Translating Translation


There is the generalized belief that a translated text will never be able to capture the greatness of its original—in other words, it will always imply per se a loss of sumptuosity. 
The semiotician and novelist Umberto Eco[1] (1932) epitomizes this pessimistic understanding when he states that “translation is the art of failure”[2]. Taking into the account this gloomy premise, I wanted to explore some of the features associated with the process of translation which might have captivated people since the very invention of written literature[3]

To start with, we should examine the assumption of the implicit loss of richness in translation in order to ascertain either it is appropriate or not. Linguists have articulated different paradigms of translation. Nevertheless, one of the most fascinating is the theory that Walter Benjamin[4](1892-1940) formulates in his The Task of the Translator[5]. Simplistically speaking, Benjamin undermines the previous pessimistic approach arguing that a good translation will aim to synthetize the inexpressible connotations of both the source and foreign languages—giving rise to a new system of communication which transcends and embodies the ineffability of the former two , the so-called ‘pure language’[6]. In that way, Benjamin succeeds in taking the language to the limits of the transcendental. Magic! Furthermore, according to his theory translating a text would not ineluctably entail any loss; on the contrary, in terms of symbolism, it shall ensue a gain. Therefore, there is no need to consider the act of translating as something inherently frustrating.

Over and above, I believe that there are numerous reasons which make the process of translation certainly enchanting. Probably one of the most significant is that translation works as a bridge between both the writer and the reader of different languages. This fact entails that the translator should be able to penetrate into the mind of the writer and explore it in the search of information—such as the reasons which brought him to compose the text, the circumstances that surround him or his purpose—and afterwards make use of this data in order to do the most possible accurate translation. That specific set of circumstances will determine features of the translation such as the register of the language, the argot that is employed and so forth. I personally find this process quite similar to playing the role of the writer. Therefore one may pretend to be an erudite scholar explaining some complex reasoning related to Mādhyamaka Prasaṅgika, but just by merely changing the text—abracadabra!— one might be transformed into a serious practitioner praising the benefits of an altruistic motivation staying in solitary retreat in a cave. Isn’t that amazing?

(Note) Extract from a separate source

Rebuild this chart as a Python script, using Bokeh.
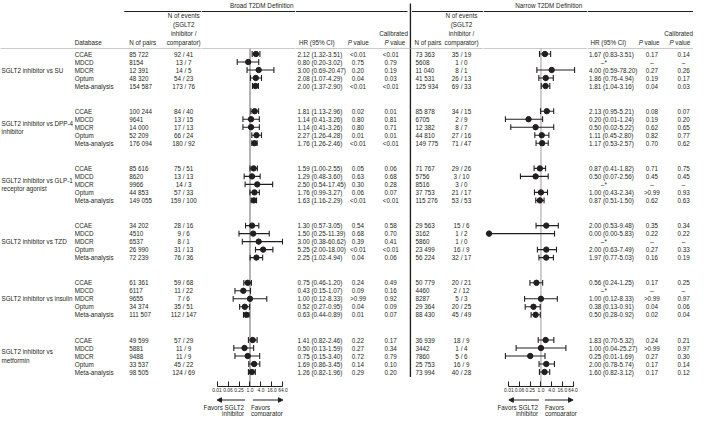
import math
from bokeh.plotting import figure
from bokeh.layouts import row, column
from bokeh.models import Range1d, FixedTicker, Span, Arrow, NormalHead, ColumnDataSource
from bokeh.core.properties import value
from bokeh.embed import file_html
from bokeh.resources import INLINE

# ---------------- data ----------------
GROUPS = [
    ["SGLT2 inhibitor vs SU"],
    ["SGLT2 inhibitor vs DPP-4", "inhibitor"],
    ["SGLT2 inhibitor vs GLP-1", "receptor agonist"],
    ["SGLT2 inhibitor vs TZD"],
    ["SGLT2 inhibitor vs insulin"],
    ["SGLT2 inhibitor vs", "metformin"],
]
DATABASES = ["CCAE", "MDCD", "MDCR", "Optum", "Meta-analysis"]

BROAD_PAIRS = [85722, 8154, 12391, 48320, 154587,
               100244, 9641, 14000, 52209, 176094,
               85616, 8620, 9966, 44853, 149055,
               34202, 4510, 6537, 26990, 72239,
               61361, 6117, 9655, 34374, 111507,
               49599, 5881, 9488, 33537, 98505]
BROAD_EVENTS_SGLT2 = [92, 13, 14, 54, 173,
                      84, 13, 17, 66, 180,
                      75, 13, 14, 57, 159,
                      28, 9, 8, 31, 76,
                      59, 11, 7, 35, 112,
                      57, 11, 11, 45, 124]
BROAD_EVENTS_COMP = [41, 7, 5, 23, 76,
                     40, 15, 13, 24, 92,
                     51, 13, 3, 33, 100,
                     16, 6, 1, 13, 36,
                     68, 22, 6, 51, 147,
                     29, 9, 9, 22, 69]
BROAD_HR = [2.12, 0.80, 3.00, 2.08, 2.00,
            1.81, 1.14, 1.14, 2.27, 1.76,
            1.59, 1.29, 2.50, 1.76, 1.63,
            1.30, 1.50, 3.00, 5.25, 2.25,
            0.75, 0.43, 1.00, 0.52, 0.63,
            1.41, 0.50, 0.75, 1.69, 1.26]
BROAD_LO = [1.32, 0.20, 0.69, 1.07, 1.37,
            1.13, 0.41, 0.41, 1.26, 1.26,
            1.00, 0.48, 0.54, 0.99, 1.16,
            0.57, 0.25, 0.38, 2.00, 1.02,
            0.46, 0.15, 0.12, 0.27, 0.44,
            0.82, 0.13, 0.15, 0.86, 0.82]
BROAD_HI = [3.51, 3.02, 20.47, 4.29, 2.90,
            2.96, 3.26, 3.26, 4.28, 2.46,
            2.55, 3.60, 17.45, 3.27, 2.29,
            3.05, 11.39, 60.62, 18.00, 4.94,
            1.20, 1.07, 8.33, 0.95, 0.89,
            2.46, 1.59, 3.40, 3.45, 1.96]
BROAD_P = ["<0.01", "0.75", "0.20", "0.04", "<0.01",
           "0.02", "0.80", "0.80", "0.01", "<0.01",
           "0.05", "0.63", "0.30", "0.06", "<0.01",
           "0.54", "0.68", "0.39", "<0.01", "0.04",
           "0.24", "0.09", ">0.99", "0.04", "0.01",
           "0.22", "0.27", "0.72", "0.14", "0.29"]
BROAD_CAL_P = ["<0.01", "0.79", "0.19", "0.03", "<0.01",
               "0.01", "0.81", "0.71", "0.01", "<0.01",
               "0.06", "0.68", "0.28", "0.07", "<0.01",
               "0.58", "0.70", "0.41", "<0.01", "0.06",
               "0.49", "0.16", "0.92", "0.09", "0.07",
               "0.17", "0.34", "0.79", "0.10", "0.20"]

NARROW_PAIRS = [73363, 5608, 11040, 41531, 125934,
                85878, 6705, 12382, 44810, 149775,
                71767, 5756, 8516, 37753, 115276,
                29563, 3162, 5860, 23499, 56224,
                50779, 4460, 8287, 29364, 88430,
                36939, 3442, 7860, 25753, 73994]
NARROW_EVENTS_SGLT2 = [35, 1, 8, 26, 69,
                       34, 2, 8, 27, 71,
                       29, 3, 3, 21, 53,
                       15, 1, 1, 16, 32,
                       20, 2, 5, 20, 45,
                       18, 1, 5, 16, 40]
NARROW_EVENTS_COMP = [19, 0, 1, 13, 33,
                      15, 9, 7, 16, 47,
                      26, 10, 0, 17, 53,
                      6, 2, 0, 9, 17,
                      21, 12, 3, 25, 49,
                      9, 4, 6, 9, 28]
NARROW_HR = [1.67, None, 4.00, 1.86, 1.81,
             2.13, 0.20, 0.50, 1.11, 1.17,
             0.87, 0.50, None, 1.00, 0.87,
             2.00, 0.00, None, 2.00, 1.97,
             0.56, None, 1.00, 0.38, 0.50,
             1.83, 1.00, 0.25, 2.00, 1.60]
NARROW_LO = [0.83, None, 0.59, 0.76, 1.04,
             0.95, 0.01, 0.02, 0.45, 0.53,
             0.41, 0.07, None, 0.43, 0.51,
             0.53, 0.00, None, 0.63, 0.77,
             0.24, None, 0.12, 0.13, 0.28,
             0.70, 0.04, 0.01, 0.78, 0.82]
NARROW_HI = [3.51, None, 78.20, 4.94, 3.16,
             5.21, 1.24, 5.22, 2.80, 2.57,
             1.82, 2.56, None, 2.34, 1.50,
             9.48, 5.83, None, 7.49, 5.03,
             1.25, None, 8.33, 0.91, 0.92,
             5.32, 25.27, 1.69, 5.74, 3.12]
NARROW_P = ["0.17", "–", "0.27", "0.19", "0.04",
            "0.08", "0.19", "0.62", "0.82", "0.70",
            "0.71", "0.45", "–", ">0.99", "0.62",
            "0.35", "0.22", "–", "0.27", "0.16",
            "0.17", "–", ">0.99", "0.04", "0.02",
            "0.24", ">0.99", "0.27", "0.17", "0.17"]
NARROW_CAL_P = ["0.14", "–", "0.26", "0.17", "0.03",
                "0.07", "0.20", "0.65", "0.77", "0.62",
                "0.75", "0.45", "–", "0.93", "0.63",
                "0.34", "0.22", "–", "0.33", "0.19",
                "0.25", "–", "0.97", "0.06", "0.04",
                "0.21", "0.97", "0.30", "0.14", "0.12"]

TICK_VALUES = [0.015625, 0.0625, 0.25, 1.0, 4.0, 16.0, 64.0]
TICK_LABELS = ["0.01", "0.06", "0.25", "1.0", "4.0", "16.0", "64.0"]
HR_DISPLAY_FLOOR = 0.0012   # HR/CI of 0.00 drawn at the left edge

# ---------------- layout ----------------
H_TOTAL = 416
SX = 0.9915
FRAME_H = 386
AXIS_H = 10

FONT = "Liberation Sans"
FS = "6.3px"
INK = "#231f20"
REFGREY = "#b4b4b4"
SEPGREY = "#a8a8a8"

Y0, ROW_STEP, GROUP_STEP = 53.5, 8.0, 57.2
ROW_Y = [Y0 + g * GROUP_STEP + r * ROW_STEP
         for g in range(len(GROUPS)) for r in range(len(DATABASES))]

BROAD_SCALE = (252.0, 11.1)
NARROW_SCALE = (545.0, 10.8)


def to_log(px, scale):
    one, unit = scale
    return 4 ** ((px - one) / unit)


def px_w(a, b):
    return round(b * SX) - round(a * SX)


def base_fig(a, b, log_scale=None, with_axis=False):
    w = px_w(a, b)
    if log_scale is None:
        xr, xt = Range1d(a, b), "linear"
    else:
        xr, xt = Range1d(to_log(a, log_scale), to_log(b, log_scale)), "log"
    if with_axis:
        h, mb = FRAME_H + AXIS_H, AXIS_H
    else:
        h, mb = H_TOTAL, H_TOTAL - FRAME_H
    p = figure(width=w, height=h, x_range=xr, y_range=Range1d(FRAME_H, 0),
               x_axis_type=xt, output_backend="svg", toolbar_location=None,
               x_axis_location="below" if with_axis else None, y_axis_location=None,
               min_border=0, min_border_bottom=mb)
    p.grid.visible = False
    p.outline_line_color = None
    p.add_layout(Span(location=48, dimension="width", line_color=SEPGREY, line_width=0.6))
    return p


def txt(p, x, y, s, align="left", style="normal", size=FS):
    if not isinstance(x, list):
        x, y, s = [x], [y], [s]
    p.text(x=x, y=y, text=s, text_align=align, text_baseline="middle",
           text_font=value(FONT), text_font_size=size, text_font_style=style,
           text_color=INK)


def header_p(p, cx, y):
    txt(p, cx - 5.0, y, "P", align="right", style="italic")
    txt(p, cx - 3.4, y, "value", align="left")


def fmt_n(n):
    return f"{n:,}".replace(",", " ") if n >= 10000 else str(n)


def fmt_hr(h, l, u):
    return f"{h:.2f} ({l:.2f}-{u:.2f})"


def events(a, b):
    return [f"{x} / {y}" for x, y in zip(a, b)]


EVENTS_HEADER = ["N of events", "(SGLT2", "inhibitor /", "comparator)"]

# ---- A: labels, databases, broad pairs & events ----
pA = base_fig(0, 203)
for g, lines in enumerate(GROUPS):
    yc = ROW_Y[g * 5 + 2]
    if len(lines) == 1:
        txt(pA, 1, yc, lines[0])
    else:
        txt(pA, [1, 1], [yc - 4.1, yc + 4.1], lines)
txt(pA, [75] * len(ROW_Y), ROW_Y, DATABASES * len(GROUPS))
txt(pA, [130] * len(ROW_Y), ROW_Y, [fmt_n(n) for n in BROAD_PAIRS])
txt(pA, [185] * len(ROW_Y), ROW_Y, events(BROAD_EVENTS_SGLT2, BROAD_EVENTS_COMP), align="center")
txt(pA, 75, 42, "Database")
txt(pA, 130, 42, "N of pairs")
txt(pA, [185] * 4, [15, 24, 33, 42], EVENTS_HEADER, align="center")
pA.segment(x0=[125], x1=[203], y0=[11], y1=[11], line_color=INK, line_width=1)


# ---- forest builder ----
def forest(a, b, scale, hr, lo, hi, title_px, title, fav_px, ref_w):
    p = base_fig(a, b, log_scale=scale, with_axis=True)
    ys, xh, xl, xu = [], [], [], []
    for y, h, l, u in zip(ROW_Y, hr, lo, hi):
        if h is None:
            continue
        ys.append(y)
        xh.append(max(h, HR_DISPLAY_FLOOR))
        xl.append(max(l, HR_DISPLAY_FLOOR))
        xu.append(u)
    src = ColumnDataSource(dict(y=ys, hr=xh, lo=xl, hi=xu))
    p.segment(x0=[1.0], x1=[1.0], y0=[48], y1=[FRAME_H], line_color=REFGREY, line_width=ref_w)
    p.segment(x0="lo", x1="hi", y0="y", y1="y", source=src, line_color=INK, line_width=1.1)
    for col in ("lo", "hi"):
        p.scatter(x=col, y="y", source=src, marker="dash", angle=math.pi / 2, size=5.8,
                  line_color=INK, line_width=1.1)
    p.scatter(x="hr", y="y", source=src, marker="circle", size=5.4,
              fill_color=INK, line_color=INK)
    txt(p, to_log(title_px, scale), 5, title, align="center")
    p.add_layout(Span(location=11, dimension="width", line_color=INK, line_width=1))
    ax = p.xaxis[0]
    ax.ticker = FixedTicker(ticks=TICK_VALUES, minor_ticks=[])
    ax.major_label_overrides = {v: s for v, s in zip(TICK_VALUES, TICK_LABELS)}
    ax.bounds = (TICK_VALUES[0], TICK_VALUES[-1])
    ax.major_tick_in = 5
    ax.major_tick_out = 0
    ax.minor_tick_line_color = None
    ax.major_label_standoff = 1
    ax.major_label_text_font = FONT
    ax.major_label_text_font_size = "4.9px"
    ax.major_label_text_color = INK
    ax.axis_line_color = INK
    ax.major_tick_line_color = INK
    ax.axis_line_width = 1

    fh = H_TOTAL - p.height
    f = figure(width=p.width, height=fh, x_range=p.x_range,
               y_range=Range1d(H_TOTAL, p.height), x_axis_type="log",
               output_backend="svg", toolbar_location=None,
               x_axis_location=None, y_axis_location=None, min_border=0)
    f.grid.visible = False
    f.outline_line_color = None
    l_in, r_in, l_txt, r_txt = [to_log(v, scale) for v in fav_px]
    for xs, xe in ((l_in, TICK_VALUES[0]), (r_in, TICK_VALUES[-1])):
        f.add_layout(Arrow(x_start=xs, x_end=xe, y_start=399.5, y_end=399.5,
                           line_color=INK, line_width=1,
                           end=NormalHead(size=4.5, fill_color=INK, line_color=INK)))
    txt(f, [l_txt, l_txt], [406.5, 413.3], ["Favors SGLT2", "inhibitor"], align="right")
    txt(f, [r_txt, r_txt], [406.5, 413.3], ["Favors", "comparator"], align="left")
    return column(p, f, spacing=0)


colB = forest(203, 298, BROAD_SCALE, BROAD_HR, BROAD_LO, BROAD_HI, 264,
              "Broad T2DM Definition", (247, 255, 246, 253), 2.0)


# ---- stats builder ----
def stats(a, b, hr, lo, hi, pv, cp, hr_x, p_x, cp_x, p_head_x, cp_head_x, line_end):
    p = base_fig(a, b)
    ok = [i for i, h in enumerate(hr) if h is not None]
    miss = [i for i, h in enumerate(hr) if h is None]
    txt(p, [hr_x] * len(ok), [ROW_Y[i] for i in ok], [fmt_hr(hr[i], lo[i], hi[i]) for i in ok])
    if miss:
        txt(p, [hr_x + 12] * len(miss), [ROW_Y[i] for i in miss], ["–*"] * len(miss))
    txt(p, [p_x] * len(ROW_Y), ROW_Y, pv, align="center")
    txt(p, [cp_x] * len(ROW_Y), ROW_Y, cp, align="center")
    txt(p, hr_x + 1.5, 42, "HR (95% CI)")
    header_p(p, p_head_x, 42)
    txt(p, cp_head_x, 33, "Calibrated", align="center")
    header_p(p, cp_head_x, 42)
    p.segment(x0=[a], x1=[line_end], y0=[11], y1=[11], line_color=INK, line_width=1)
    return p


pC = stats(298, 413, BROAD_HR, BROAD_LO, BROAD_HI, BROAD_P, BROAD_CAL_P,
           300, 361, 394, 360, 397, 411)

# ---- D: narrow pairs & events ----
pD = base_fig(413, 487)
pD.segment(x0=[413.8], x1=[413.8], y0=[3], y1=[ROW_Y[-1] + 5], line_color=INK, line_width=1.6)
pD.segment(x0=[415.5], x1=[487], y0=[11], y1=[11], line_color=INK, line_width=1)
txt(pD, [419] * len(ROW_Y), ROW_Y, [fmt_n(n) for n in NARROW_PAIRS])
txt(pD, [465] * len(ROW_Y), ROW_Y, events(NARROW_EVENTS_SGLT2, NARROW_EVENTS_COMP), align="center")
txt(pD, 418, 42, "N of pairs")
txt(pD, [465] * 4, [15, 24, 33, 42], EVENTS_HEADER, align="center")

colE = forest(487, 592, NARROW_SCALE, NARROW_HR, NARROW_LO, NARROW_HI, 553,
              "Narrow T2DM Definition", (543, 549, 542, 549), 1.3)

pF = stats(592, 699, NARROW_HR, NARROW_LO, NARROW_HI, NARROW_P, NARROW_CAL_P,
           593.5, 657, 689, 653, 684, 699)

layout = row(pA, colB, pC, pD, colE, pF, spacing=0)

open("out.html", "w").write(file_html(layout, INLINE, title="Forest plot"))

Another mysterious characteristic of translation—on this occasion related to language— is the ability of turning what is unintelligible into intelligible—just as if one was resolving a puzzle made of ancient and precious pieces. And once the puzzle has been assembled, playing with their nuances through contemplating it from different angles, noticing how the way to perceive a single tiny word in a way or another, on occasions, has the power to modify the meaning of a full paragraph. Certainly at times language has the ability to make one feel like being watching some kind of magic trick.




[2] Umberto Eco – Dire quasi la stessa cosa. Esperienze di traduzione (2003).
[3] Translation began after the appearance of written literature; there exist partial translations of the Sumerian Epic of Gilgamesh (ca. 2000 BCE) into Southwest Asian languages of the second millennium BCE. Further reading at
[6] “In this pure language which no longer means or expresses anything but is, as expressionless and creative Word, that which is meant in all languages all information, all sense, and all intention finally encounter a stratum in which they are destined to be extinguished.” Walter Benjamin – The Task of the Translator (1923); pag. 4.